Et landsbyhus på Gørding Hede
A Village House on Gørding Heath
In 1949 an investigation was made on Gørding Heath in Northwest Jutland of a Celtic Iron-Age village. Of the seven houses which comprised the village and which lay in undisturbed heath land three were investigated and proved in all three cases to have been burnt down. One of these houses, the westernmost in the village, furnished interesting particulars of the method of construction. This article deals only with that house.
The interior disposition of the house was the usual one for this type, with cattle stalls in the east end and living quarters in the west. The walls consisted of thin poles which bore wattles with a plastering of clay (figs. 1, 2 and 3). A remarkable feature was that the walls appeared everywhere to have fallen inwards, into the house (fig. 1). The possibility that there had been an earth wall on the outside of the clay wall must be rejected as there would in that case have been more substantial evidence than the low undulations which were all that could be seen on the heath before the excavation commenced. Within the house, as usual in this type, remains of two rows of roof-bearing posts were found. More unusual, however, were traces of posts which were found outside the house. These post holes were very shallow, and it is likely that a number of them were not deep enough to be recognised as such. They appear to comprise a rectangular figure enclosing the house (fig. 2). At two points strips of gravel could be seen, running parallel with the walls but at no point stretching in to them (fig. 1).
The house has clearly had clay-plastered walls, and the roof has been carried by internal pillars. The problem remains of explaining the exterior post holes. A surrounding gallery is scarcely feasible as the post holes are too shallow for such a purpose. Nor is the theory probable that the holes are the marks left by inclined shoring beams supporting the roof, as at the eastern end the holes lie two meters from the wall. Moreover neither of these theories explain why the two strips of gravel keep a distance from the walls approximately that of the outer post holes. The third and most likely explanation is that illustrated in figs. 7-8. The roof has been continued down to the ground. This postulate agrees well with all the observed data. It explains the shallowness of the post holes (one of them, of which a section was taken, even sloped inwards. Cf. fig. 3 B); it explains why the distance of the row of holes from the gable-end is greater than that from the sides (fig. 7) ; it explains the distance of the gravel strips from the house wall; and finally it explains why the walls fell inwards into the house during the fire (fig. 9). The flimsy wall, apparently completely unsuitable for supporting the weight of a roof, is also perfectly explained under this theory.

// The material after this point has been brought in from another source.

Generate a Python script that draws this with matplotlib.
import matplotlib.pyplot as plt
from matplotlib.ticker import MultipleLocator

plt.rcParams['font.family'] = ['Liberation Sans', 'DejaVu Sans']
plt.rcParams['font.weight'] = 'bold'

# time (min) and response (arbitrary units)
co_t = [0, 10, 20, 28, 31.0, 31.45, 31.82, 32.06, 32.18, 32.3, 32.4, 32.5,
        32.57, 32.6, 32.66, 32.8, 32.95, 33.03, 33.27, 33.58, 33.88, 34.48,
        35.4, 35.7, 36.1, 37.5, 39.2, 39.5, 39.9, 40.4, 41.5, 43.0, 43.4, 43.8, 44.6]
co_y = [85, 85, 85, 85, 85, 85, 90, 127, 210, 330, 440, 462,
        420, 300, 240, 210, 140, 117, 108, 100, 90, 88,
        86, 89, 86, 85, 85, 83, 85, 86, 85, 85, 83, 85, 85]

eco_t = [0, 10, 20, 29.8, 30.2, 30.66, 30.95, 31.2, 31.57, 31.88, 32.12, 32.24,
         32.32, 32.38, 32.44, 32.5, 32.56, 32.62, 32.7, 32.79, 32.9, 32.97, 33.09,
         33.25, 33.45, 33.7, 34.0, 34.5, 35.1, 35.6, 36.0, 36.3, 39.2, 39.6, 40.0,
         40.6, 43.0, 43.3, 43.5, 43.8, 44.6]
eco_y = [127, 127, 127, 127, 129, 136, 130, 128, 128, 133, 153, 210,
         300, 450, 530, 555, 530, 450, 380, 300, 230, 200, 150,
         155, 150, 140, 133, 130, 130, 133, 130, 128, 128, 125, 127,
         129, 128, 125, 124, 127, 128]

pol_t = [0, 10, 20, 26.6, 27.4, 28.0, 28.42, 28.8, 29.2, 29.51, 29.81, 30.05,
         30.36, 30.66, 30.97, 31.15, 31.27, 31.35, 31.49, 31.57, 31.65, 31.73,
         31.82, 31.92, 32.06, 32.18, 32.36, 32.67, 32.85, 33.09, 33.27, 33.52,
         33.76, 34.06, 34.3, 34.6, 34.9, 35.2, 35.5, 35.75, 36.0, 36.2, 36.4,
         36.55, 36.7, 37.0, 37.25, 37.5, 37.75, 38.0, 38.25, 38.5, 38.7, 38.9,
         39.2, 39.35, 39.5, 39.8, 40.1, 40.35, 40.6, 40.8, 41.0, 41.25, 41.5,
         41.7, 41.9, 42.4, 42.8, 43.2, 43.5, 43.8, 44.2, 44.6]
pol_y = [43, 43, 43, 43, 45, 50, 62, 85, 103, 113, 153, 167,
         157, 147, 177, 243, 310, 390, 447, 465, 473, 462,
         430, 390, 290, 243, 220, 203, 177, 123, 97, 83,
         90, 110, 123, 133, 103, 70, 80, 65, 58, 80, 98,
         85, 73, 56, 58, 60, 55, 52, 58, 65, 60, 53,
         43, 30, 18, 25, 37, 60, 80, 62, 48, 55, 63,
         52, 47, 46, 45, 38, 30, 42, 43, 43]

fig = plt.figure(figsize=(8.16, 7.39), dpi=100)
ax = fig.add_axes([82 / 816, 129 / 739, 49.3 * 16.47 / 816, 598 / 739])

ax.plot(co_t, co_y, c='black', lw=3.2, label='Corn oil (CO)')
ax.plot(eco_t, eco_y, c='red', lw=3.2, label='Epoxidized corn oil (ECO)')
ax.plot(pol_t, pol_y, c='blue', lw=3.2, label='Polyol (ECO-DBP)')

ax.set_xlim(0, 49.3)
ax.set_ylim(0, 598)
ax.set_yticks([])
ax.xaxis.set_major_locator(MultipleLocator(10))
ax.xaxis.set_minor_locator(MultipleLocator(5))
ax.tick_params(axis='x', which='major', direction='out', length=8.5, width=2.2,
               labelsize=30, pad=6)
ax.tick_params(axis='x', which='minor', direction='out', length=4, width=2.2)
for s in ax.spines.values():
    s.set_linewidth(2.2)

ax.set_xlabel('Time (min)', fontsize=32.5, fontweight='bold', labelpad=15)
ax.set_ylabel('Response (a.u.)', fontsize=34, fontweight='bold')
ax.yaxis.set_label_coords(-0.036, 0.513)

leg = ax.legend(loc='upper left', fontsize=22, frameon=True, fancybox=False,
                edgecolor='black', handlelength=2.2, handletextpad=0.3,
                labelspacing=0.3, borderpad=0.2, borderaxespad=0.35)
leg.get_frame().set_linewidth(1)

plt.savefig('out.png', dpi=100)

The following details of the inner arrangement of the house may be listed: there must have been a transverse party wall separating the living room from the cattle stalls. The individual stalls can also be clearly seen, the partitions having been formed of planks set vertically (figs. 11-12). The floor of the individual stalls could be seen to have been worn down closest to the house walls, a phenomenon which must have been due to the cattle scraping with their forefeet. We can thus conclude that the cattle stood with their heads towards the outer walls.
Houses with roofs continuing all the way down to the ground, the so-called "spændhus", can be found to this day and it is just in West Jutland that they are fairly common. They are normally used as outhouses, though on rare occasions they can be seen employed as dwellings (fig. 13).
House-ruins with post holes outside the house itself are known sporadically both within Denmark and abroad. In some of these cases, however, it is almost certainly the case that the holes are traces or an outer gallery. A series of houses discovered in the marsh areas of Northwestern Germany and of Holland show many points in common with the Gørding house. Among these the likeness is particularly striking in the case of the houses on a settlement site in Einswarden (figs. 14-15). On a basis of the Gørding house it appears reasonable to conclude that the Einswarden houses have been "spændhuse".
Finally attention is directed to the fact that houses of the "spændhus" type can very easily be confused with houses with earth walls, as in both cases stone paving, gravel tracts and the like will appear at some distance from the inner room of the house. Moreover the normal claywalled house gives a similar picture on excavation when, as the custom was, it was surrounded in the winter months by a rampart of sods (fig. 16).
The typological predecessors of the Gørding house, the "spændhus" without walls and without interior postholes, occurs to this day and it is probable that this simple type of house was also in use during the Celtic Iron Age. Such houses, however, leave only slight traces and are very difficult to detect. It is possible that this provides the explanation of why houses from the Bronze Age are almost entirely unknown in Denmark.